Intensiver integriert «die Liste» das Thema Ukraine-Konflikt in ihr Programm. Die Liste Art Fair Basel, wie sie offiziell heisst, findet parallel zur Art Basel statt – dieses Jahr in der Halle 1.1 – und avancierte in den 26 Jahren ihres Bestehens zu einer der wichtigsten Messen für aufstrebende zeitgenössische Kunst. An der diesjährigen Ausgabe stellen neben Max und Julia von der Galerie Voloshyn, die von Miami anreisen, auch noch die ukrainische Galerie The Naked Room aus. Als Frauen dürfen die beiden Besitzerinnen aus dem Kriegsgebiet ausreisen.
Russen machen Ukrainern Platz
Eigentlich waren beide Galerien nicht Teil des Programms – doch als Putins Armee die Ukraine angriff, beschlossen die beiden russischen Galerien, die für die Liste zugelassen wurden, ihre Stände als Zeichen der Solidarität ukrainischen Berufskollegen zu überlassen. Teilnahmegebühren müssen sie nicht bezahlen. «Wir finden es wichtig, ihnen eine Plattform zu bieten, die sie in ihrem eigenen Land verloren haben», sagt Joanna Kamm (53), Direktorin der Liste.

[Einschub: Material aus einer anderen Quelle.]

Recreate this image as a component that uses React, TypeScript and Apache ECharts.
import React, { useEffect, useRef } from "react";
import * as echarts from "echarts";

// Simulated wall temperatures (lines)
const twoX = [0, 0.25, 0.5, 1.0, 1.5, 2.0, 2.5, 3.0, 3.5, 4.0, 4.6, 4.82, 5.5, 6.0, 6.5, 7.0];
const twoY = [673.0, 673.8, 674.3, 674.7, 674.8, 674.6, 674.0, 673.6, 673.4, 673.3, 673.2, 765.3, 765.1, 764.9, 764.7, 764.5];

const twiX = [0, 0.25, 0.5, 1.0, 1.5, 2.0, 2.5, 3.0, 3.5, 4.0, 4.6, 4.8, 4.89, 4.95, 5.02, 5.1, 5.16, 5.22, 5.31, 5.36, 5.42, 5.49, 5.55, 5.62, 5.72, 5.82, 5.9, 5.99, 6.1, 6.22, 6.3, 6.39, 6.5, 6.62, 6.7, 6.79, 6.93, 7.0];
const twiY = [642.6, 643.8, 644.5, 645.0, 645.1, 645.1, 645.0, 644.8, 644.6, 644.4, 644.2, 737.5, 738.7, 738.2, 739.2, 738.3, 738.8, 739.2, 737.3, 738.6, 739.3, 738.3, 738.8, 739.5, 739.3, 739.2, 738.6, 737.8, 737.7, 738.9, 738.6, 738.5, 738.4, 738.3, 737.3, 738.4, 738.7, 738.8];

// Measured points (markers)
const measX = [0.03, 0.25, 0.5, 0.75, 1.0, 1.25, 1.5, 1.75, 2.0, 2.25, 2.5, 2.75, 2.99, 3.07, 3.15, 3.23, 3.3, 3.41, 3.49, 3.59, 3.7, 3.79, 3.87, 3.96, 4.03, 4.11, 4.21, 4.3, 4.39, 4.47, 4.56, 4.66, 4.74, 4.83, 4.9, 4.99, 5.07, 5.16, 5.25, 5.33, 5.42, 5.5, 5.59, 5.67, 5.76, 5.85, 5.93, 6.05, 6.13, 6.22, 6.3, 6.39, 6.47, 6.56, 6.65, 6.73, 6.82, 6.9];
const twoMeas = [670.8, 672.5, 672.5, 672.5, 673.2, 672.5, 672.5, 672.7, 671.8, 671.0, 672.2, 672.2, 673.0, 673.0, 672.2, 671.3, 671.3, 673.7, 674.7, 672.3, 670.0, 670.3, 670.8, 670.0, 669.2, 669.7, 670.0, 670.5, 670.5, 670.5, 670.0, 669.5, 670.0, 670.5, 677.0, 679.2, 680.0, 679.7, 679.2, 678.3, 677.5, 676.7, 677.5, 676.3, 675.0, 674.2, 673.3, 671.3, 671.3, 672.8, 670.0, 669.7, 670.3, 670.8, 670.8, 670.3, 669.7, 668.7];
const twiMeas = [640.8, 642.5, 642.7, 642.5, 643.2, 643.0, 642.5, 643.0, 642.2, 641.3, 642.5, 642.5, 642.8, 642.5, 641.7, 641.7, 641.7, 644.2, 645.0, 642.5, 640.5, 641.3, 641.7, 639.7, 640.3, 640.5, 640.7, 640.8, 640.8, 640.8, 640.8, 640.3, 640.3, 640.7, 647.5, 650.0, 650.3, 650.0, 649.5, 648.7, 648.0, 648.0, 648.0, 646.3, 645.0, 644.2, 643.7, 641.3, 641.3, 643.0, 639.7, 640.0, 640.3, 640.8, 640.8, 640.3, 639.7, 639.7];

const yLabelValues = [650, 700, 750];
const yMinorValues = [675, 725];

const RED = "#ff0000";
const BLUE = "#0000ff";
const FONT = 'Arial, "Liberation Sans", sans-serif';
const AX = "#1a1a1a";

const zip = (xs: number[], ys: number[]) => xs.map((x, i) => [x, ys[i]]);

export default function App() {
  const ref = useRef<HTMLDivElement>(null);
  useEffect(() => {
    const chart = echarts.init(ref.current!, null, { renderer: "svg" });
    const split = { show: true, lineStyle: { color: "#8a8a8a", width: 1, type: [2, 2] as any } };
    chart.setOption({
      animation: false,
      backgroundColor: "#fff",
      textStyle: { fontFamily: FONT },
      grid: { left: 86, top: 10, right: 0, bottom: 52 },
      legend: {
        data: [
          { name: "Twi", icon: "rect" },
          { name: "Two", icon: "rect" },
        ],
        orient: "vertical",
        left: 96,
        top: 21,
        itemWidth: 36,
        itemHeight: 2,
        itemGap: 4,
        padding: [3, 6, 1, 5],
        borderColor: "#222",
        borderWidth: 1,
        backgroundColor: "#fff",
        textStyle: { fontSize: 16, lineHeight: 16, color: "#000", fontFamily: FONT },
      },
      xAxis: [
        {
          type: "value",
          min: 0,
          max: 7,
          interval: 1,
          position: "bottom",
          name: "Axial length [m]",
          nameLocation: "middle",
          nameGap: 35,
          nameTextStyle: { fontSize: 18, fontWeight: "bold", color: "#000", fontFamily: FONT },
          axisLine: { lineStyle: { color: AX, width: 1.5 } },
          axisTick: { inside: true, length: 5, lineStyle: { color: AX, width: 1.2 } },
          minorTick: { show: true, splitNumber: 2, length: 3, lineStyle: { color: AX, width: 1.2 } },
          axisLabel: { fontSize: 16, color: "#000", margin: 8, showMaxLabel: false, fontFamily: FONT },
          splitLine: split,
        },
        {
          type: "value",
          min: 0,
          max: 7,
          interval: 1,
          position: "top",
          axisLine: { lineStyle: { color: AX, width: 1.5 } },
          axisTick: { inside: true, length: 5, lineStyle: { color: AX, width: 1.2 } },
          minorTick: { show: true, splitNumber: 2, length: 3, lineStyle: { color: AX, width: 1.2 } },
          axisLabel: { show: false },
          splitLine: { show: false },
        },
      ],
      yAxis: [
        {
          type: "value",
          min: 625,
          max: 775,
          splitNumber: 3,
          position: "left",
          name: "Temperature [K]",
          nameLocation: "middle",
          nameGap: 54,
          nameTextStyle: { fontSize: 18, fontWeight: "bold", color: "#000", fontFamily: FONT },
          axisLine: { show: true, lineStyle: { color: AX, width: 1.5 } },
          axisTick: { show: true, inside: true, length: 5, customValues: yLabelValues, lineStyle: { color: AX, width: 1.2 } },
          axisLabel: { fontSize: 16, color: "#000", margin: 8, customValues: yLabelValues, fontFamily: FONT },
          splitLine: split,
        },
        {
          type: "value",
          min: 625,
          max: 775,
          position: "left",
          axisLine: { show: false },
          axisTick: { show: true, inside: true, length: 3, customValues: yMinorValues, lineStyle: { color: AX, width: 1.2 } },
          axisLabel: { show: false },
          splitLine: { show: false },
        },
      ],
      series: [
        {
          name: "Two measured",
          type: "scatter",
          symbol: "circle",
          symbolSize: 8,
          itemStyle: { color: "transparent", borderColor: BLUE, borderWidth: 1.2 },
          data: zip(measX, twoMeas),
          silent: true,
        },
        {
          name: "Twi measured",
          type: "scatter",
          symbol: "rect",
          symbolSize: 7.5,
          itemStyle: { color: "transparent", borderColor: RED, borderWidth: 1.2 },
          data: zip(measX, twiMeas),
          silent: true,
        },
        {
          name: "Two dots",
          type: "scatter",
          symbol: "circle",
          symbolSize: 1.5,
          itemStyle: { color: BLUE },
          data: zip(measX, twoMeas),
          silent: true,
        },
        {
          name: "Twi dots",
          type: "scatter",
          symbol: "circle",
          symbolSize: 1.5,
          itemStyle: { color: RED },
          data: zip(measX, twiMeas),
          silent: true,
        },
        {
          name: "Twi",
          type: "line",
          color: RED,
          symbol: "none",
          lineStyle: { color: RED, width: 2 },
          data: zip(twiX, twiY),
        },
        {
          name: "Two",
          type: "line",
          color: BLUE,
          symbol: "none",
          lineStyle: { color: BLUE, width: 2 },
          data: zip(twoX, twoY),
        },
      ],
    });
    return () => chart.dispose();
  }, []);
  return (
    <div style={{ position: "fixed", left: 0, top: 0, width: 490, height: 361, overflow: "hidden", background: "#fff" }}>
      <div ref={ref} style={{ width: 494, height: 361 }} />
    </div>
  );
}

Galerien aus Polen und Rumänien, die an der Liste ausstellen, zeigten sich solidarisch, indem sie halfen, die Kunst von der ukrainischen Grenze in die Schweiz zu transportieren oder indem sie ihre Ausstellung um Werke ukrainischer Künstlerinnen und Künstler erweiterten.
Ein Grossteil der ukrainischen Kunst, die an der Liste zu sehen ist, macht das Grauen des Kriegs spürbar. Die Gemälde von Malerin Kateryna Lysovenko (33) aus Kiew zeigen zum Beispiel einen Mann, der ein Skelett vergewaltigt. Der Titel des Werks auf Deutsch übersetzt: «Die wahre Liebe des russischen Soldaten». Ein anderes zeigt einen erschossenen Menschen auf einer Bahre. Titel: «Die Faschisten-Grippe». Oder die Bilder von Nikita Kadan (40), ebenfalls aus Kiew: Sie zeigen schwarze Ackerlandschaften, die an Massengräber erinnern, in Kombination mit alten Sowjetbauten.

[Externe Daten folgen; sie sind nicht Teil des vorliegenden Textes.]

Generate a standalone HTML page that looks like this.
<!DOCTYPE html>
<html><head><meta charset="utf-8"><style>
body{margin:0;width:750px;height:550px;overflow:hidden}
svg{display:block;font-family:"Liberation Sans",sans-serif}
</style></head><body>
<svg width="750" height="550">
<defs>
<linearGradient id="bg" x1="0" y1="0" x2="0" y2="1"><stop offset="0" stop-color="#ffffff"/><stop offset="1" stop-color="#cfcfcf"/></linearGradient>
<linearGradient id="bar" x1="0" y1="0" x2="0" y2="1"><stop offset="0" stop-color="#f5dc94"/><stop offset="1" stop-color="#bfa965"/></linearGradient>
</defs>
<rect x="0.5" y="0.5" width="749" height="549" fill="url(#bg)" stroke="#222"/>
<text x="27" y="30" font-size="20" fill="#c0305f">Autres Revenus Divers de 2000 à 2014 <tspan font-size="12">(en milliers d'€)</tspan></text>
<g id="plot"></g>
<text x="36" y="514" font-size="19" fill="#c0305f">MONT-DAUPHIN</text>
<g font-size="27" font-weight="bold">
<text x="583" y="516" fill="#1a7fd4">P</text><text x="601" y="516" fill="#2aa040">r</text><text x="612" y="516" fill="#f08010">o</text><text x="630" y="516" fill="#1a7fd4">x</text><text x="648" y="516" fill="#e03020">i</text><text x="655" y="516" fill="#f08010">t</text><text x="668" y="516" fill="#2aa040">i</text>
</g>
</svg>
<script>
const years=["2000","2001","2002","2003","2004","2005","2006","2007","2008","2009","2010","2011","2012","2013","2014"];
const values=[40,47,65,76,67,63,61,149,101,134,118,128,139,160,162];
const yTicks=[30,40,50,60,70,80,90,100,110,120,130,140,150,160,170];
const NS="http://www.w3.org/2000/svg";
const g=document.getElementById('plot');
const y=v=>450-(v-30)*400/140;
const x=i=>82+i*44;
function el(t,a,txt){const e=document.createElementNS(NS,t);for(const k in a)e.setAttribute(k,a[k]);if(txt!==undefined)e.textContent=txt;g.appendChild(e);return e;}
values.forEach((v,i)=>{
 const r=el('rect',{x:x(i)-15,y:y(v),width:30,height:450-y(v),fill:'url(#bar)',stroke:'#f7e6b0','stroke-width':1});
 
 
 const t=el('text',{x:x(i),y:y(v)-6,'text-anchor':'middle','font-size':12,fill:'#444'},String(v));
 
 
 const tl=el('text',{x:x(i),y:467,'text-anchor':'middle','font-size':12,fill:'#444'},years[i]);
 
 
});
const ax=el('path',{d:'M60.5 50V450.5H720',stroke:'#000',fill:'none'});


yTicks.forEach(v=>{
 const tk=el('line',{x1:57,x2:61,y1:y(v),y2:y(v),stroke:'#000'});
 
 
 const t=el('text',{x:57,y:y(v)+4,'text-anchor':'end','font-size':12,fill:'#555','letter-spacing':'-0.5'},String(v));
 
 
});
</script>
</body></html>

Ukrainerinnen und Ukrainer zeigen ihre Glücksbringer
Fast schon hoffnungsvoll ist ein Buch, das eine georgische Galerie in Zusammenarbeit mit einem ukrainischen Kunstkollektiv produzierte und an der Liste für einen guten Zweck verkauft. Es zeigt Amulette von Ukrainerinnen und Ukrainern, die ihnen im Ausnahmezustand Glück bringen sollen.
Zusätzlich präsentiert die Liste ein Filmprogramm mit Werken von 16 ukrainischen Künstlern und Filmemachern. Sie beschäftigen sich mit Klimaschutz, Jugend- und Clubkultur und geben gemäss Kamm einen Einblick in das, was die junge ukrainische Generation «am Vorabend des Kriegs» beschäftigte. Inhaltlich sei das vergleichbar mit Themen, die junge Schweizerinnen und Schweizer beschäftigen würden, sagt Liste-Direktorin Kamm: «Das macht einen als Zuschauer umso betroffener.»